[Avodah] TIDE and Austritt

Samuel Svarc ssvarc at yeshivanet.com
Tue Jul 1 21:56:50 PDT 2008


> From: Micha Berger <micha at aishdas.org>
> 
> ... MSS:
> : To me it is clear, after reading R' Elias ;) and Collected Writings,
that
> : [TIDE and Austritt] are inextricably linked. It is a clear outgrowth of
the  > : need for the
> : Torah to reign supreme in all areas, including communal as well.
> 
> : However, the question of his reaction to Israel is more complicated, and
> : I
> : won't venture a guess as to where he would of ended up. Someplace on the
> : spectrum from Brisk (total Austritt) to Agudah (ideological Austritt but
> : pragamatic cooperation), where exactly I don't know.
> 
> It seems to me that while in your first paragraph you say that it's
> clear that TiDE implies Austritt, regardless of which community it is
> you're walking away from, in your second paragraph you open the door to
> the possibility of cooperation on non-Torah matters.

TIDE requires Austritt. If one recognizes something other than Torah then
the Torah in TIDE is not reigning supreme.

As for the "possibility of cooperation on non-Torah matters", this is
something that needs more detail to be answered intelligently. Oh' and TIDE
doesn't recognize any "Non-Torah matters", as all of DE is part of the
rubric on which Torah must be the master of.

 
> RYBS's midpoint answer also insists on a society in which Torah reigns
> supreme. However, it does so without cutting themselves off from the
> non-observant world in matters in which that allegiance isn't threatened.
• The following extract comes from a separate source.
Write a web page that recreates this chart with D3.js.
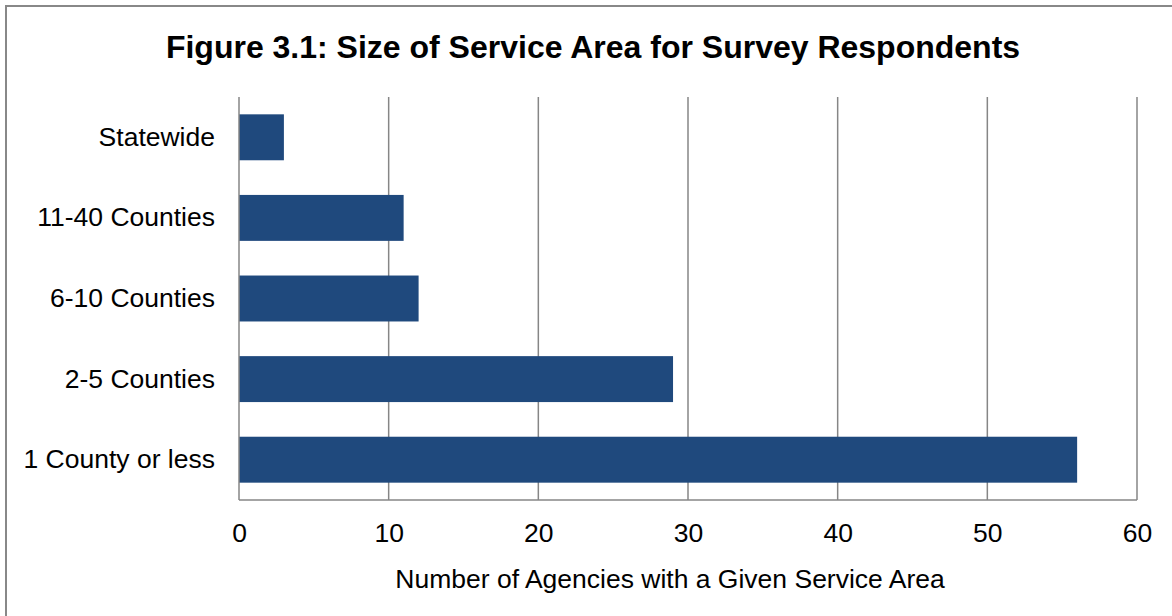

I'm no expert on RYBS, so no comment.

> On Sun, Jun 29, 2008 at 10:05:54AM -0400, T613K at aol.com wrote:
> : If you are asking whether austritt was a hora'as sha'ah -- no, I really
> : don't think so.
> 
> Not really. I'm asking whether Austritt means a rejection of a particular
> kind of anti-O community, one that does not describe today's pathetic
> legacy of that community.

(R' Micha then describes the historical situation in Germany in relation to
the R & O communities.)

The beauty of RSRH's torah is that he didn't address certain situations and
build things on them. He built edifices of thought based on what the Torah
says, and with that addressed situations. So the answer is: No. Austritt is
not bound to one particular situation but rather that nothing may reduce
Torah's dominion. On which side of the line a situation lies is the rub. So
the particulars are not always easy to figure. But the principle is crystal
clear and is *not* based on the particular historical situation of eighteen
hundred Frankfurt.

> 
> : I admit that that whole last paragraph has no source other than my gut
> : feeling, based on the emanations of penumbras from the corpus of
> : Hirsch's writings.
> 
> WADR, though, you already "admitted" a few weeks backthat your view
> of TiDE is based on the assumption that your father (note to newbies:
> RNBulman) "channeled" RSRH. OTOH, I can not picture someone of your
> gather's stature adopting someone else's hashkafah wholesale, with no
> personalization.

So which points do you think RNB personalized, and what is your evidence for
those points? Lacking those, it appears that your intent is more to
disqualify RTK from basically ever voicing an opinion on TIDE (as opposed to
just straight quoting from RSRH), with the handy rebuttal, "That's RNB not
TIDE".

> Therefore, without a source in RSRH, I'm compelled to assume you're
> really describing RNB's TiDE, not RSRH's.

Even when two separate people (one of whom never heard RNB) give essentially
the same answer? Something is compelling, but I think it's more your desire
to find Austritt amenable to certain participations with non-O communities.